The headline on Boehner’s campaign Web site blares: “LIES AND LEAKS,” “RECKLESS WORDS,” and “CARELESS ACTIONS.”

Underneath it, it says, “Washington State’s Democratic Congressman Jim McDermott has outraged and embarrassed America so many times, it’s tough to pick his most offensive example.” Boehner goes on to give a sampling of what he finds egregious. His office declined to comment further.

McDermott’s office declined to comment on the latest escalation. But one source in the McDermott camp familiar with the legal case told HOH that Boehner “is continuing to pursue the lawsuit for political purposes.” And the source insisted that McDermott’s accepting the illegally intercepted tape was “entirely within his First Amendment rights.”

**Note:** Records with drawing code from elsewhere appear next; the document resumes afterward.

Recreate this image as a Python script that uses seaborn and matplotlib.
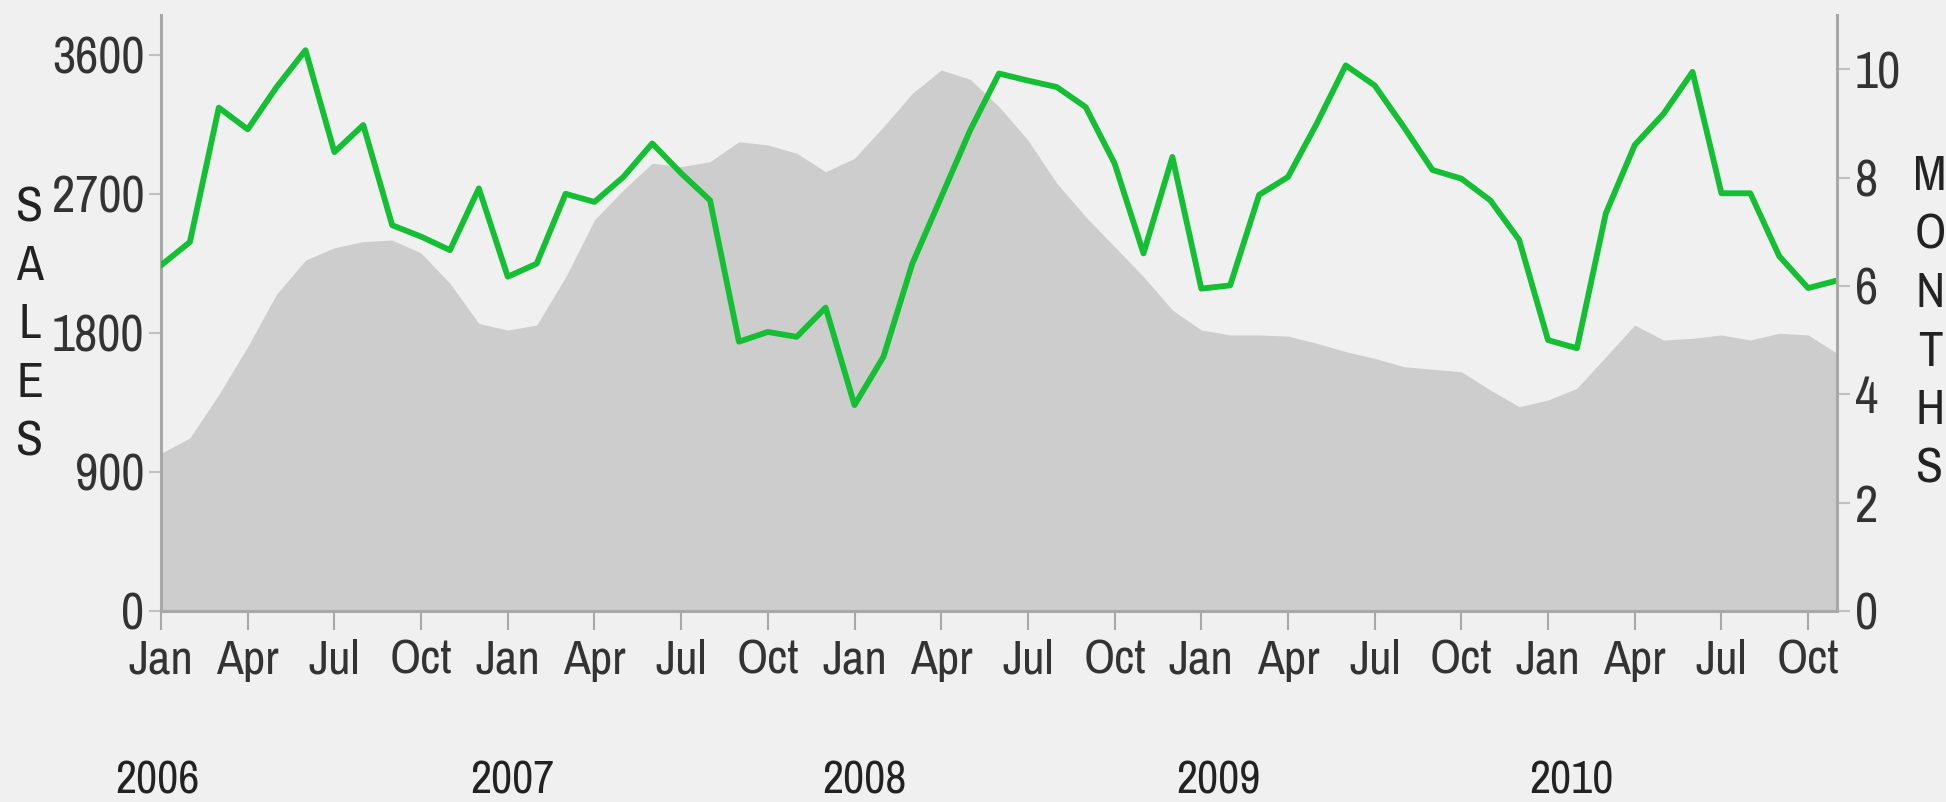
import numpy as np
import pandas as pd
import seaborn as sns
import matplotlib.pyplot as plt
import matplotlib.font_manager as fm

# monthly data, Jan 2006 .. Nov 2010
sales = [1020, 1120, 1400, 1710, 2050, 2270, 2350, 2390, 2400, 2316, 2120, 1860,
         1818, 1850, 2160, 2530, 2724, 2897, 2875, 2907, 3036, 3015, 2961, 2842,
         2929, 3133, 3349, 3500, 3440, 3263, 3047, 2767, 2551, 2357, 2163, 1947,
         1818, 1786, 1786, 1779, 1732, 1678, 1635, 1581, 1564, 1548, 1430, 1322,
         1365, 1441, 1645, 1850, 1753, 1764, 1786, 1753, 1797, 1786, 1667]
months = [6.38, 6.81, 9.29, 8.89, 9.67, 10.35, 8.47, 8.97, 7.12, 6.91, 6.66, 7.80,
          6.17, 6.41, 7.70, 7.55, 8.01, 8.63, 8.08, 7.58, 4.97, 5.15, 5.06, 5.60,
          3.80, 4.69, 6.41, 7.64, 8.87, 9.92, 9.79, 9.67, 9.30, 8.26, 6.60, 8.38,
          5.95, 6.01, 7.68, 8.01, 9.00, 10.07, 9.70, 8.94, 8.14, 7.98, 7.58, 6.85,
          5.00, 4.85, 7.34, 8.60, 9.18, 9.95, 7.71, 7.71, 6.55, 5.96, 6.10]
month_names = ['Jan', 'Apr', 'Jul', 'Oct']
years = ['2006', '2007', '2008', '2009', '2010']
sales_ticks = [0, 900, 1800, 2700, 3600]
months_ticks = [0, 2, 4, 6, 8, 10]

df = pd.DataFrame({'t': np.arange(len(sales)), 'sales': sales, 'months': months})

BG = '#f0f0f0'
GREY = '#cdcdcd'
GREEN = '#14bf34'
AXIS = '#a8a8a8'
TXT = '#333333'
W, H = 1946, 802


def narrow_font():
    """Look for a narrow / condensed sans face, the reference text is condensed."""
    best, best_rank = None, 99
    for f in fm.fontManager.ttflist:
        n = f.name
        if any(k in n for k in ('Mono', 'Serif', 'CJK')) or f.style != 'normal':
            continue
        if f.weight not in (400, 'normal', 'regular', 'book'):
            continue
        st = str(f.stretch)
        if 'Narrow' in n:
            rank = 0
        elif st == 'condensed' or ('Condensed' in n and 'Extra' not in n
                                   and 'Semi' not in n):
            rank = 1
        elif st == 'semi-condensed' or 'SemiCondensed' in n:
            rank = 2
        else:
            continue
        if rank < best_rank:
            best, best_rank = f.fname, rank
    return best


sns.set_theme(style='white')
plt.rcParams['font.family'] = ['Liberation Sans', 'DejaVu Sans']

fname = narrow_font()
if fname:
    prop = fm.FontProperties(fname=fname)
    widen = 1.08
else:
    prop = fm.FontProperties(family=['Liberation Sans', 'DejaVu Sans'])
    widen = 1.12

fig = plt.figure(figsize=(W / 100, H / 100), dpi=100, facecolor=BG)
renderer = fig.canvas.get_renderer()


def fit_size(s, target_px):
    t = fig.text(0, 0, s, fontproperties=prop, size=100)
    w = t.get_window_extent(renderer).width
    t.remove()
    return 100 * target_px * widen / w


tick_size = fit_size('3600', 86)
month_size = fit_size('Jan', 60)
year_size = fit_size('2006', 78)
letter_size = fit_size('S', 25)

ax = fig.add_axes([161 / W, 1 - 611 / H, (1837 - 161) / W, (611 - 15) / H])
ax.set_facecolor(BG)

ax.fill_between(df['t'], 0, df['sales'], color=GREY, lw=0)
ax.set_xlim(0, len(sales) - 1)
ax.set_ylim(0, 3856)

ax2 = ax.twinx()
sns.lineplot(data=df, x='t', y='months', ax=ax2, color=GREEN, lw=4.2)
ax2.set_ylim(0, 11.0)

# ticks
xt = list(range(0, len(sales), 3))
ax.set_xticks(xt)
ax.set_xticklabels([month_names[(i // 3) % 4] for i in xt])
ax.set_yticks(sales_ticks)
ax2.set_yticks(months_ticks)
for a in (ax, ax2):
    a.set_xlabel('')
    a.set_ylabel('')

ax.tick_params(axis='x', length=14, width=1.5, color=AXIS, labelcolor=TXT,
               pad=6, bottom=True)
ax.tick_params(axis='y', length=9, width=1.5, color='#c0c0c0', labelcolor=TXT,
               pad=3, left=True)
ax2.tick_params(axis='y', length=9, width=1.5, color='#c0c0c0', labelcolor=TXT,
                pad=4, right=True)
for lbl in ax.get_xticklabels():
    lbl.set_fontproperties(prop)
    lbl.set_fontsize(month_size)
for lbl in ax.get_yticklabels() + ax2.get_yticklabels():
    lbl.set_fontproperties(prop)
    lbl.set_fontsize(tick_size)

for a in (ax, ax2):
    for s in a.spines.values():
        s.set_visible(False)
for s in ('left', 'bottom'):
    ax.spines[s].set_visible(True)
    ax.spines[s].set_color(AXIS)
    ax.spines[s].set_linewidth(2.2)
ax2.spines['right'].set_visible(True)
ax2.spines['right'].set_color(AXIS)
ax2.spines['right'].set_linewidth(2.2)

# year labels under the month labels
year_x = [-0.14, 12.15, 24.33, 36.6, 48.8]
for yx, yr in zip(year_x, years):
    ax.text(yx, -(776 - 611) / 596, yr, transform=ax.get_xaxis_transform(),
            ha='center', va='center_baseline', fontproperties=prop,
            fontsize=year_size, color='#222222')

# stacked axis titles, one letter per line
for word, xc, y0 in (('SALES', 30, 203), ('MONTHS', 1930, 172)):
    for i, ch in enumerate(word):
        fig.text(xc / W, 1 - (y0 + 58.5 * i) / H, ch, ha='center',
                 va='center_baseline', fontproperties=prop,
                 fontsize=letter_size, color='#222222')

fig.savefig('out.png', dpi=100, facecolor=BG)
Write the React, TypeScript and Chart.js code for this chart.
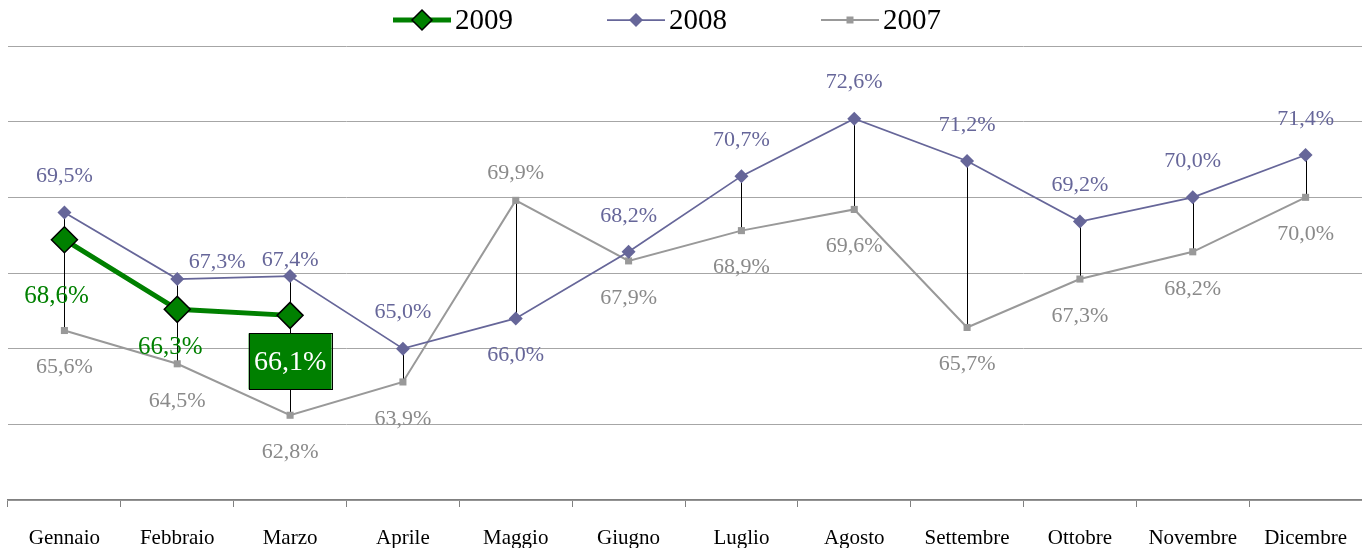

Mulch Madness. Wanda Baucus, wife of Sen. Max Baucus (D-Mont.) goes to court today for her unfortunate mulch incident at Johnson’s Garden Center two months ago in Northwest Washington.

The hearing is set for this morning in the chambers of D.C. Superior Court Judge Brian Holeman, who had granted Baucus a three-week continuation “to investigate the altercation and to visit family in Chicago.”

According to the arrest warrant, Baucus “struck Tierney Augusta Barron in the face and upper body” in the parking lot outside Johnson’s after the Big Mulch purchase. Baucus is expected to enter a plea today.